*Directive*
Skip all pictures, then copy the lines from the start of the data through the line with "0.33, 0.34, 0.35];", keeping both ends.

--- BEGIN ---

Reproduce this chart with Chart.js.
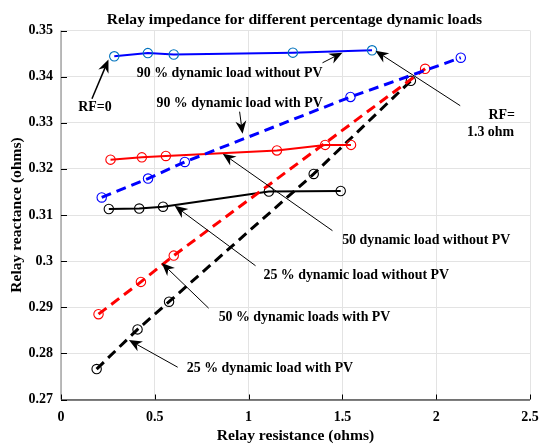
<!DOCTYPE html>
<html>
<head>
<meta charset="utf-8">
<script src="https://cdn.jsdelivr.net/npm/chart.js@4.4.0/dist/chart.umd.min.js"></script>
<style>
  html, body { margin: 0; padding: 0; background: #fff; }
  canvas { display: block; }
</style>
</head>
<body>
<canvas id="chart" width="539" height="444"></canvas>
<script>
// resistance (x) / reactance (y), ohms
const r90NoPV = [0.284, 0.463, 0.601, 1.236, 1.658];
const x90NoPV = [0.3444, 0.3451, 0.3448, 0.3452, 0.3457];
const r90PV = [0.217, 0.464, 0.660, 1.543, 2.131];
const x90PV = [0.3138, 0.3179, 0.3215, 0.3356, 0.3441];
const r50NoPV = [0.264, 0.431, 0.559, 1.151, 1.408, 1.546];
const x50NoPV = [0.3220, 0.3225, 0.3228, 0.3240, 0.3252, 0.3252];
const r50PV = [0.200, 0.426, 0.601, 1.941];
const x50PV = [0.2885, 0.2955, 0.3012, 0.3417];
const r25NoPV = [0.255, 0.417, 0.544, 1.108, 1.491];
const x25NoPV = [0.3113, 0.3114, 0.3118, 0.3151, 0.3152];
const r25PV = [0.190, 0.408, 0.576, 1.347, 1.865];
const x25PV = [0.2766, 0.2852, 0.2912, 0.3189, 0.3391];

const xTicks = [0, 0.5, 1, 1.5, 2, 2.5];
const yTicks = [0.27, 0.28, 0.29, 0.30, 0.31, 0.32, 0.33, 0.34, 0.35];

// text notes and arrows, in data units
const notes = [
  { text: "RF=0", x: 0.181, y: 0.3334, align: "center" },
  { text: "90 % dynamic load without PV", x: 0.899, y: 0.3408, align: "center" },
  { text: "90 % dynamic load with PV", x: 0.952, y: 0.3343, align: "center" },
  { text: "RF=", x: 2.420, y: 0.3317, align: "right" },
  { text: "1.3 ohm", x: 2.415, y: 0.3278, align: "right" },
  { text: "50 dynamic load without PV", x: 1.947, y: 0.3046, align: "center" },
  { text: "25 % dynamic load without PV", x: 1.574, y: 0.2970, align: "center" },
  { text: "50 % dynamic loads with PV", x: 1.298, y: 0.2879, align: "center" },
  { text: "25 % dynamic load with PV", x: 1.114, y: 0.2768, align: "center" },
];
const arrows = [
  { from: [0.165, 0.3352], to: [0.253, 0.3437], lw: 1.5 },
  { from: [1.394, 0.3430], to: [1.500, 0.3452], lw: 1 },
  { from: [0.952, 0.3324], to: [0.968, 0.3276], lw: 1 },
  { from: [2.128, 0.3337], to: [1.676, 0.3456], lw: 1 },
  { from: [1.447, 0.3066], to: [0.862, 0.3233], lw: 1 },
  { from: [1.037, 0.2990], to: [0.606, 0.3120], lw: 1 },
  { from: [0.787, 0.2898], to: [0.537, 0.2996], lw: 1 },
  { from: [0.622, 0.2770], to: [0.362, 0.2829], lw: 1 },
];

const SERIF = "'Liberation Serif', 'Times New Roman', serif";

const pts = (rs, xs) => rs.map((r, i) => ({ x: r, y: xs[i] }));

function series(rs, xs, color, markerColor, dashed) {
  return {
    data: pts(rs, xs),
    showLine: true,
    borderColor: color,
    borderWidth: dashed ? 3 : 2,
    borderDash: dashed ? [10, 6] : [],
    pointRadius: 4.7,
    pointBorderWidth: 1.1,
    pointBorderColor: markerColor,
    pointBackgroundColor: "rgba(0,0,0,0)",
    tension: 0,
  };
}

function drawArrow(ctx, x1, y1, x2, y2, lw) {
  const ang = Math.atan2(y2 - y1, x2 - x1);
  const len = 13, half = 5.5, notch = 9;
  const bx = x2 - notch * Math.cos(ang), by = y2 - notch * Math.sin(ang);
  ctx.strokeStyle = "#000";
  ctx.lineWidth = lw;
  ctx.beginPath();
  ctx.moveTo(x1, y1);
  ctx.lineTo(bx, by);
  ctx.stroke();
  const cx = x2 - len * Math.cos(ang), cy = y2 - len * Math.sin(ang);
  const nx = -Math.sin(ang), ny = Math.cos(ang);
  ctx.fillStyle = "#000";
  ctx.beginPath();
  ctx.moveTo(x2, y2);
  ctx.lineTo(cx + nx * half, cy + ny * half);
  ctx.lineTo(bx, by);
  ctx.lineTo(cx - nx * half, cy - ny * half);
  ctx.closePath();
  ctx.fill();
}

const decorations = {
  id: "decorations",
  afterDraw(chart) {
    const { ctx, chartArea: a, scales } = chart;
    const xs = scales.x, ys = scales.y;
    ctx.save();
    // axis lines
    ctx.strokeStyle = "#a6a6a6";
    ctx.lineWidth = 1.5;
    ctx.beginPath();
    ctx.moveTo(a.left, a.top);
    ctx.lineTo(a.left, a.bottom);
    ctx.stroke();
    ctx.strokeStyle = "#000";
    ctx.lineWidth = 1;
    ctx.beginPath();
    ctx.moveTo(a.left, a.bottom + 0.5);
    ctx.lineTo(a.right, a.bottom + 0.5);
    ctx.stroke();
    // inward ticks
    ctx.beginPath();
    xTicks.forEach(v => {
      const p = Math.round(xs.getPixelForValue(v)) + 0.5;
      ctx.moveTo(p, a.bottom);
      ctx.lineTo(p, a.bottom - 5);
    });
    yTicks.forEach(v => {
      const p = Math.round(ys.getPixelForValue(v)) + 0.5;
      ctx.moveTo(a.left, p);
      ctx.lineTo(a.left + 6, p);
    });
    ctx.stroke();

    // title
    ctx.fillStyle = "#000";
    ctx.font = "bold 15.6px " + SERIF;
    ctx.textAlign = "center";
    ctx.textBaseline = "middle";
    ctx.fillText("Relay impedance for different percentage dynamic loads", 294.5, 19.5);

    // notes
    ctx.font = "bold 13.9px " + SERIF;
    notes.forEach(n => {
      ctx.textAlign = n.align;
      ctx.fillText(n.text, xs.getPixelForValue(n.x), ys.getPixelForValue(n.y));
    });
    arrows.forEach(ar => {
      drawArrow(ctx,
        xs.getPixelForValue(ar.from[0]), ys.getPixelForValue(ar.from[1]),
        xs.getPixelForValue(ar.to[0]), ys.getPixelForValue(ar.to[1]), ar.lw);
    });
    ctx.restore();
  }
};

new Chart(document.getElementById("chart"), {
  type: "scatter",
  data: {
    datasets: [
      series(r90NoPV, x90NoPV, "#0000ff", "#0072bd", false),
      series(r90PV, x90PV, "#0000ff", "#0000ff", true),
      series(r50NoPV, x50NoPV, "#ff0000", "#ff0000", false),
      series(r50PV, x50PV, "#ff0000", "#ff0000", true),
      series(r25NoPV, x25NoPV, "#000000", "#000000", false),
      series(r25PV, x25PV, "#000000", "#000000", true),
    ],
  },
  options: {
    responsive: false,
    animation: false,
    events: [],
    layout: { padding: { top: 30.5, right: 9, left: 0, bottom: 0 } },
    plugins: { legend: { display: false }, tooltip: { enabled: false }, title: { display: false } },
    scales: {
      x: {
        type: "linear",
        min: 0, max: 2.5,
        afterBuildTicks: s => { s.ticks = xTicks.map(v => ({ value: v })); },
        afterFit: s => { s.height = 44.5; s.paddingLeft = 0; s.paddingRight = 0; },
        ticks: {
          color: "#000",
          padding: 9,
          font: { family: SERIF, size: 14, weight: "bold" },
          callback: v => String(+v.toFixed(2)),
        },
        grid: { color: "#e3e3e3", drawTicks: false },
        border: { display: false },
        title: {
          display: true,
          text: "Relay resistance (ohms)",
          color: "#000",
          font: { family: SERIF, size: 15.6, weight: "bold", lineHeight: 1 },
          padding: { top: 0, bottom: 0 },
        },
      },
      y: {
        type: "linear",
        min: 0.27, max: 0.35,
        afterBuildTicks: s => { s.ticks = yTicks.map(v => ({ value: v })); },
        afterFit: s => { s.width = 61; s.paddingTop = 0; s.paddingBottom = 0; },
        ticks: {
          color: "#000",
          padding: 8,
          font: { family: SERIF, size: 14, weight: "bold" },
          callback: v => String(+v.toFixed(2)),
        },
        grid: { color: "#e3e3e3", drawTicks: false },
        border: { display: false },
        title: {
          display: true,
          text: "Relay reactance (ohms)",
          color: "#000",
          font: { family: SERIF, size: 15.6, weight: "bold", lineHeight: 1 },
          padding: { top: 9, bottom: 0 },
        },
      },
    },
  },
  plugins: [decorations],
});
</script>
</body>
</html>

--- END ---

*Correct response*
Reproduce this chart with Chart.js.
<!DOCTYPE html>
<html>
<head>
<meta charset="utf-8">
<script src="https://cdn.jsdelivr.net/npm/chart.js@4.4.0/dist/chart.umd.min.js"></script>
<style>
  html, body { margin: 0; padding: 0; background: #fff; }
  canvas { display: block; }
</style>
</head>
<body>
<canvas id="chart" width="539" height="444"></canvas>
<script>
// resistance (x) / reactance (y), ohms
const r90NoPV = [0.284, 0.463, 0.601, 1.236, 1.658];
const x90NoPV = [0.3444, 0.3451, 0.3448, 0.3452, 0.3457];
const r90PV = [0.217, 0.464, 0.660, 1.543, 2.131];
const x90PV = [0.3138, 0.3179, 0.3215, 0.3356, 0.3441];
const r50NoPV = [0.264, 0.431, 0.559, 1.151, 1.408, 1.546];
const x50NoPV = [0.3220, 0.3225, 0.3228, 0.3240, 0.3252, 0.3252];
const r50PV = [0.200, 0.426, 0.601, 1.941];
const x50PV = [0.2885, 0.2955, 0.3012, 0.3417];
const r25NoPV = [0.255, 0.417, 0.544, 1.108, 1.491];
const x25NoPV = [0.3113, 0.3114, 0.3118, 0.3151, 0.3152];
const r25PV = [0.190, 0.408, 0.576, 1.347, 1.865];
const x25PV = [0.2766, 0.2852, 0.2912, 0.3189, 0.3391];

const xTicks = [0, 0.5, 1, 1.5, 2, 2.5];
const yTicks = [0.27, 0.28, 0.29, 0.30, 0.31, 0.32, 0.33, 0.34, 0.35];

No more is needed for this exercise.